## INSTRUCTIONS TO FOLLOW
Please transcribe the data that follows without the pictures, keeping every word the same.

## DATA BLOCK
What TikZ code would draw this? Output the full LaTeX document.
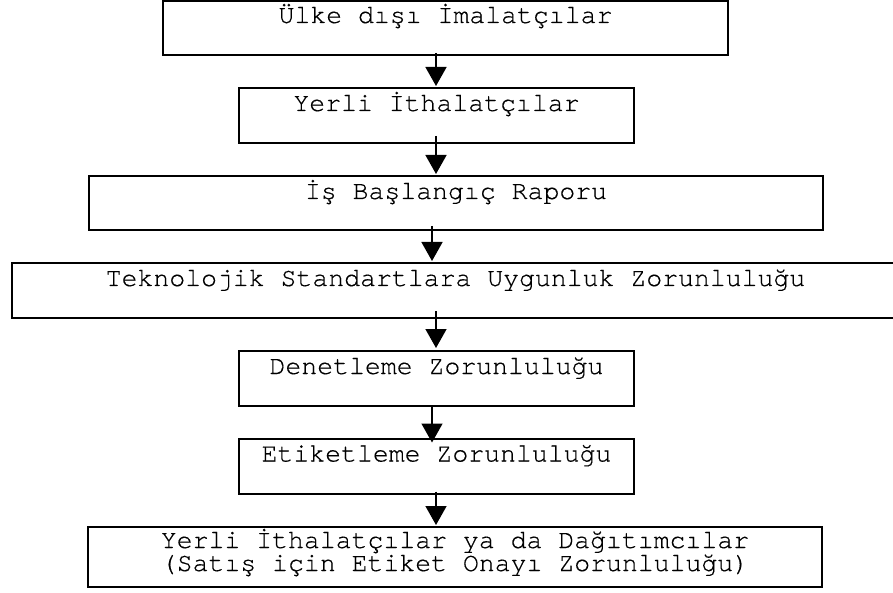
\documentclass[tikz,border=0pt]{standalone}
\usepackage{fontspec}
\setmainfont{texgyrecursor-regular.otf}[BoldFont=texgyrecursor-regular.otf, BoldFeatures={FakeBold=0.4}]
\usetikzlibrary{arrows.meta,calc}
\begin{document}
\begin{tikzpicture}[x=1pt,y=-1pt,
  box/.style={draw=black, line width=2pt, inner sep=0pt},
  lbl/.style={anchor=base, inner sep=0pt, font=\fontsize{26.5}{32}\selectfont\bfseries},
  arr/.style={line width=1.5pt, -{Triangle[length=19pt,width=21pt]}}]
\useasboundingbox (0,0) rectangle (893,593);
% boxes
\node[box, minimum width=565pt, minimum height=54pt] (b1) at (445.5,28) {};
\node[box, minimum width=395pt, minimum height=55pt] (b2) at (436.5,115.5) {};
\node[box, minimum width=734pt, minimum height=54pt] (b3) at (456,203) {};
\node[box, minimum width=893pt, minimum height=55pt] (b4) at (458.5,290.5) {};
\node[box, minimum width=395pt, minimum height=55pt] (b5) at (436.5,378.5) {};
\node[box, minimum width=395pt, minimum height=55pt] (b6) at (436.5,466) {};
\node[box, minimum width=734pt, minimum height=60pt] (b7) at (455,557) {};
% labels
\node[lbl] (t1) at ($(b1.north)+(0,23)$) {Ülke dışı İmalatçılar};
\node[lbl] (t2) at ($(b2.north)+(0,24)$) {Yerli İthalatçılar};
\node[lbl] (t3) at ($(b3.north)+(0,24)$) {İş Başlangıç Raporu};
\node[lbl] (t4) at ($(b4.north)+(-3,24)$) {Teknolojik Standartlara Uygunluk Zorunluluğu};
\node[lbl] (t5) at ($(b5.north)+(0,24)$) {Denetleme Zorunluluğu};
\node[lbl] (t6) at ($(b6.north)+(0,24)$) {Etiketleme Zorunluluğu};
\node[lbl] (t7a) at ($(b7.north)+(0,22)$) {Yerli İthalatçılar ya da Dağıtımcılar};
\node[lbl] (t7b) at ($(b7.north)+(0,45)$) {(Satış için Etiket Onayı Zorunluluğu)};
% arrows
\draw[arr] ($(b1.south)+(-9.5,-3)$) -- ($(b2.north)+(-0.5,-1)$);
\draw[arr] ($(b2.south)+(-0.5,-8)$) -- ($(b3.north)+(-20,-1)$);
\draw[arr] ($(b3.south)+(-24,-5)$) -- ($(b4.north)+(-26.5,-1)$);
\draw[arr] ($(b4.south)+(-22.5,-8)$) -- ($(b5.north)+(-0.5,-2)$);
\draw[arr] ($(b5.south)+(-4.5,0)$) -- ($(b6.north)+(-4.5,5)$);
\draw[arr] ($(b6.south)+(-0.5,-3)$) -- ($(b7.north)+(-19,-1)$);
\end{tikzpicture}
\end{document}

## RESULT
What TikZ code would draw this? Output the full LaTeX document.
\documentclass[tikz,border=0pt]{standalone}
\usepackage{fontspec}
\setmainfont{texgyrecursor-regular.otf}[BoldFont=texgyrecursor-regular.otf, BoldFeatures={FakeBold=0.4}]
\usetikzlibrary{arrows.meta,calc}
\begin{document}
\begin{tikzpicture}[x=1pt,y=-1pt,
  box/.style={draw=black, line width=2pt, inner sep=0pt},
  lbl/.style={anchor=base, inner sep=0pt, font=\fontsize{26.5}{32}\selectfont\bfseries},
  arr/.style={line width=1.5pt, -{Triangle[length=19pt,width=21pt]}}]
\useasboundingbox (0,0) rectangle (893,593);
% boxes
\node[box, minimum width=565pt, minimum height=54pt] (b1) at (445.5,28) {};
\node[box, minimum width=395pt, minimum height=55pt] (b2) at (436.5,115.5) {};
\node[box, minimum width=734pt, minimum height=54pt] (b3) at (456,203) {};
\node[box, minimum width=893pt, minimum height=55pt] (b4) at (458.5,290.5) {};
\node[box, minimum width=395pt, minimum height=55pt] (b5) at (436.5,378.5) {};
\node[box, minimum width=395pt, minimum height=55pt] (b6) at (436.5,466) {};
\node[box, minimum width=734pt, minimum height=60pt] (b7) at (455,557) {};
% labels
\node[lbl] (t1) at ($(b1.north)+(0,23)$) {Ülke dışı İmalatçılar};
\node[lbl] (t2) at ($(b2.north)+(0,24)$) {Yerli İthalatçılar};
\node[lbl] (t3) at ($(b3.north)+(0,24)$) {İş Başlangıç Raporu};
\node[lbl] (t4) at ($(b4.north)+(-3,24)$) {Teknolojik Standartlara Uygunluk Zorunluluğu};
\node[lbl] (t5) at ($(b5.north)+(0,24)$) {Denetleme Zorunluluğu};
\node[lbl] (t6) at ($(b6.north)+(0,24)$) {Etiketleme Zorunluluğu};
\node[lbl] (t7a) at ($(b7.north)+(0,22)$) {Yerli İthalatçılar ya da Dağıtımcılar};
\node[lbl] (t7b) at ($(b7.north)+(0,45)$) {(Satış için Etiket Onayı Zorunluluğu)};
% arrows
\draw[arr] ($(b1.south)+(-9.5,-3)$) -- ($(b2.north)+(-0.5,-1)$);
\draw[arr] ($(b2.south)+(-0.5,-8)$) -- ($(b3.north)+(-20,-1)$);
\draw[arr] ($(b3.south)+(-24,-5)$) -- ($(b4.north)+(-26.5,-1)$);
\draw[arr] ($(b4.south)+(-22.5,-8)$) -- ($(b5.north)+(-0.5,-2)$);
\draw[arr] ($(b5.south)+(-4.5,0)$) -- ($(b6.north)+(-4.5,5)$);
\draw[arr] ($(b6.south)+(-0.5,-3)$) -- ($(b7.north)+(-19,-1)$);
\end{tikzpicture}
\end{document}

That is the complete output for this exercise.